Campaigners in favour of legalising assisted suicide may well regard Purdy as a vehicle for advancing recognition of a right to die in the United Kingdom (see R (on the application of Pretty) v DPP [2001] UKHL 61 and Pretty v United Kingdom [2002] 35 EHRR 1). Many Members of the Northern Ireland Assembly seem to foresee the judiciary achieving this end against the wishes of legislators. The House of Lords, however, made no attempt to declare the offence of assisting suicide incompatible with the ECHR or to depart from Pretty (see Lord Hope, [18]). It took Ms Martina Anderson (Sinn Fein, Foyle) to inject a note of realism into the debate when she recognised that:

‘The Law Lords found that it would be a breach of Debbie Purdy’s human rights for her not to know whether her husband would be prosecuted for accompanying her to the Swiss clinic where she wishes to die. … We are now seeing those guidelines being issued: we are not seeing assisted suicide being legalised’. (emphasis added)

The Purdy case focused entirely on the issue of the untrammelled discretion granted by Parliament to the CPS and PPS to prosecute such cases only where it would be in the ‘public interest’ to do so (see section 2(4) Suicide Act 1961). Having emphasised the importance of Parliament debating the legality of assisted suicide (at [58]), Baroness Hale separated these concerns from the current appeal in the next paragraph of her speech (at [59]): ‘A major objective of the criminal law is to warn people that if they behave in a way which it prohibits they are liable to prosecution and punishment. People need and are entitled to be warned in advance so that, if they are of a law-abiding persuasion, they can behave accordingly.’

During his diatribe against the decision, Mr Hamilton claimed to, ‘understand [the] point about the guidelines’, continuing that ‘I understand the position into which the PPS has been put by the verdict in the Purdy case’. However, it is the legislature’s reluctance to address the issue of assisted suicide and to sweep the matter under the carpet using a prosecutorial discretion which has, ultimately, required prosecutors to formulate their guidance notes. If these matters are indeed too weighty for the discretion of individual Law Officers when assisted suicide is at issue (as suggested by Professor Keown), Parliament and not the courts created this situation.

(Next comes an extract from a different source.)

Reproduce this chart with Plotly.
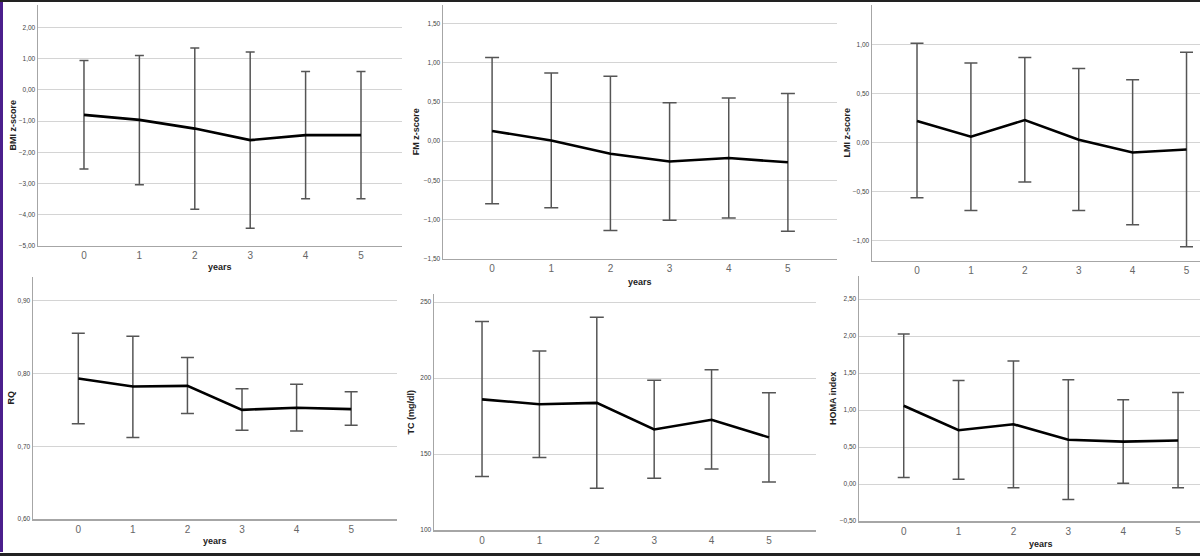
import plotly.graph_objects as go

W, H = 1200, 559

years = [0, 1, 2, 3, 4, 5]

bmi_mean = [-0.80, -0.96, -1.24, -1.61, -1.45, -1.45]
bmi_upper = [0.95, 1.11, 1.35, 1.22, 0.59, 0.59]
bmi_lower = [-2.54, -3.04, -3.83, -4.44, -3.49, -3.49]

fm_mean = [0.13, 0.01, -0.16, -0.26, -0.215, -0.27]
fm_upper = [1.07, 0.87, 0.83, 0.49, 0.55, 0.61]
fm_lower = [-0.80, -0.85, -1.14, -1.01, -0.98, -1.15]

lmi_mean = [0.22, 0.06, 0.23, 0.03, -0.10, -0.07]
lmi_upper = [1.01, 0.81, 0.865, 0.755, 0.64, 0.92]
lmi_lower = [-0.56, -0.69, -0.40, -0.69, -0.835, -1.06]

rq_mean = [0.793, 0.782, 0.783, 0.750, 0.753, 0.751]
rq_upper = [0.855, 0.851, 0.822, 0.779, 0.785, 0.775]
rq_lower = [0.731, 0.712, 0.745, 0.722, 0.721, 0.729]

tc_mean = [186.0, 182.8, 183.7, 166.2, 172.6, 161.0]
tc_upper = [237.2, 217.8, 240.0, 198.5, 205.4, 190.4]
tc_lower = [135.2, 147.8, 127.6, 134.1, 140.2, 131.7]

homa_mean = [1.06, 0.73, 0.81, 0.60, 0.575, 0.59]
homa_upper = [2.03, 1.40, 1.665, 1.41, 1.14, 1.24]
homa_lower = [0.09, 0.066, -0.047, -0.208, 0.012, -0.047]

# panel layout: pixel box (left, top, right, bottom), x range, y range, y ticks
panels = [
    dict(title="BMI z-score", mean=bmi_mean, up=bmi_upper, lo=bmi_lower,
         box=(38, 5, 402, 247), xr=[-0.83, 5.74], yr=[-5, 2.73],
         tick0=-5, dtick=1, fmt=".2f", cap=4.5, xt=(220, 268), stand=0),
    dict(title="FM z-score", mean=fm_mean, up=fm_upper, lo=fm_lower,
         box=(443, 5, 837, 260), xr=[-0.83, 5.83], yr=[-1.5, 1.74],
         tick0=-1.5, dtick=0.5, fmt=".2f", cap=7, xt=(640, 284), stand=2),
    dict(title="LMI z-score", mean=lmi_mean, up=lmi_upper, lo=lmi_lower,
         box=(872, 5, 1200, 262), xr=[-0.835, 5.25], yr=[-1.2, 1.4],
         tick0=-1, dtick=0.5, fmt=".2f", cap=6.5, xt=None, stand=0),
    dict(title="RQ", mean=rq_mean, up=rq_upper, lo=rq_lower,
         box=(33, 278, 397, 522), xr=[-0.83, 5.84], yr=[0.6, 0.933],
         tick0=0.6, dtick=0.1, fmt=".2f", cap=6.5, xt=(215, 544), stand=1),
    dict(title="TC (mg/dl)", mean=tc_mean, up=tc_upper, lo=tc_lower,
         box=(434, 296, 816, 533), xr=[-0.837, 5.82], yr=[100, 255],
         tick0=100, dtick=50, fmt="d", cap=7, xt=None, stand=4),
    dict(title="HOMA index", mean=homa_mean, up=homa_upper, lo=homa_lower,
         box=(859, 277, 1200, 524), xr=[-0.815, 5.40], yr=[-0.5, 2.82],
         tick0=-0.5, dtick=0.5, fmt=".2f", cap=6, xt=(1041, 547), stand=1),
]

fig = go.Figure()
font_family = "Liberation Sans, Arial, sans-serif"

for i, p in enumerate(panels, start=1):
    xa = "x" if i == 1 else f"x{i}"
    ya = "y" if i == 1 else f"y{i}"
    plus = [u - m for u, m in zip(p["up"], p["mean"])]
    minus = [m - l for m, l in zip(p["mean"], p["lo"])]
    fig.add_trace(go.Scatter(
        x=years, y=p["mean"], mode="lines", xaxis=xa, yaxis=ya,
        line=dict(color="#000000", width=2.6),
        error_y=dict(type="data", symmetric=False, array=plus, arrayminus=minus,
                     color="#555555", thickness=1.5, width=p["cap"]),
        showlegend=False, hoverinfo="skip",
    ))
    l, t, r, b = p["box"]
    xkey = "xaxis" if i == 1 else f"xaxis{i}"
    ykey = "yaxis" if i == 1 else f"yaxis{i}"
    fig.update_layout(**{
        xkey: dict(domain=[l / W, r / W], range=p["xr"], anchor=ya,
                   tickmode="array", tickvals=years, ticktext=[str(v) for v in years],
                   showgrid=False, zeroline=False, showline=True,
                   linecolor="#a6a6a6", linewidth=1.5, ticks="",
                   tickfont=dict(size=10, color="#666666", family=font_family)),
        ykey: dict(domain=[1 - b / H, 1 - t / H], range=p["yr"], anchor=xa,
                   tick0=p["tick0"], dtick=p["dtick"], tickmode="linear",
                   tickformat=p["fmt"], showgrid=True, gridcolor="#d4d4d4",
                   gridwidth=1, zeroline=False, showline=True,
                   linecolor="#a6a6a6", linewidth=1.5, ticks="",
                   tickfont=dict(size=6.5, color="#444444", family=font_family),
                   title=dict(text=f"<b>{p['title']}</b>", standoff=p["stand"],
                              font=dict(size=9, color="#222222", family=font_family))),
    })
    if p["xt"] is not None:
        fig.add_annotation(text="<b>years</b>", xref="paper", yref="paper",
                           x=p["xt"][0] / W, y=1 - p["xt"][1] / H,
                           showarrow=False, xanchor="center", yanchor="middle",
                           font=dict(size=9, color="#222222", family=font_family))

# image frame borders
fig.add_shape(type="rect", xref="paper", yref="paper", x0=0, x1=3 / W, y0=4 / H, y1=1,
              fillcolor="#4b1f8c", line=dict(width=0), layer="above")
fig.add_shape(type="rect", xref="paper", yref="paper", x0=0, x1=1, y0=1 - 2 / H, y1=1,
              fillcolor="#222222", line=dict(width=0), layer="above")
fig.add_shape(type="rect", xref="paper", yref="paper", x0=0, x1=1, y0=0, y1=3 / H,
              fillcolor="#222222", line=dict(width=0), layer="above")

fig.update_layout(
    width=W, height=H, margin=dict(l=0, r=0, t=0, b=0),
    paper_bgcolor="white", plot_bgcolor="white",
    separators=", ", font=dict(family=font_family),
    hovermode=False,
)

fig.write_html(
    "out.html",
    config={"displayModeBar": False, "staticPlot": True},
    post_script="document.body.style.margin='0';document.body.style.overflow='hidden';",
)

Moreover, until the transfer of criminal law competence, MLAs cannot be considered legislators in this field. At present, all areas of the criminal law remain reserved matters (specified in Schedule 3 to the Northern Ireland Act 1998), meaning that the Westminster Parliament retains the responsibility to legislate for them. However, sections 4 and 86 of the Northern Ireland Act 1998 do provide for rapid transfer of powers to the Assembly by Order in Council, and the decade-long impasse regarding the devolution of policing and justice powers appears to have edged closer to a resolution with last week’s talks.

Mature legislative reflection, stripped of some of the hyperbole which dogged this assisted suicide debate, should have led MLAs to the conclusion that, in , the House of Lords did not alter the law of assisted suicide, but required that the DPP clarify the rules under which he exercises his discretion to prosecute in assisted suicide cases (and it remains within the power of legislators to issue stricter guidance, if they wish, through primary legislation).

Nonetheless, the eagerness of MLAs of all parties to debate and legislate upon these matters provides the clearest possible sign of the imminence of a long overdue breakthrough in the deadlock on devolution of legislative competence in the fields of justice and policing. People living in Northern Ireland can only hope that, in these fields, the legislative learning curve will be steep.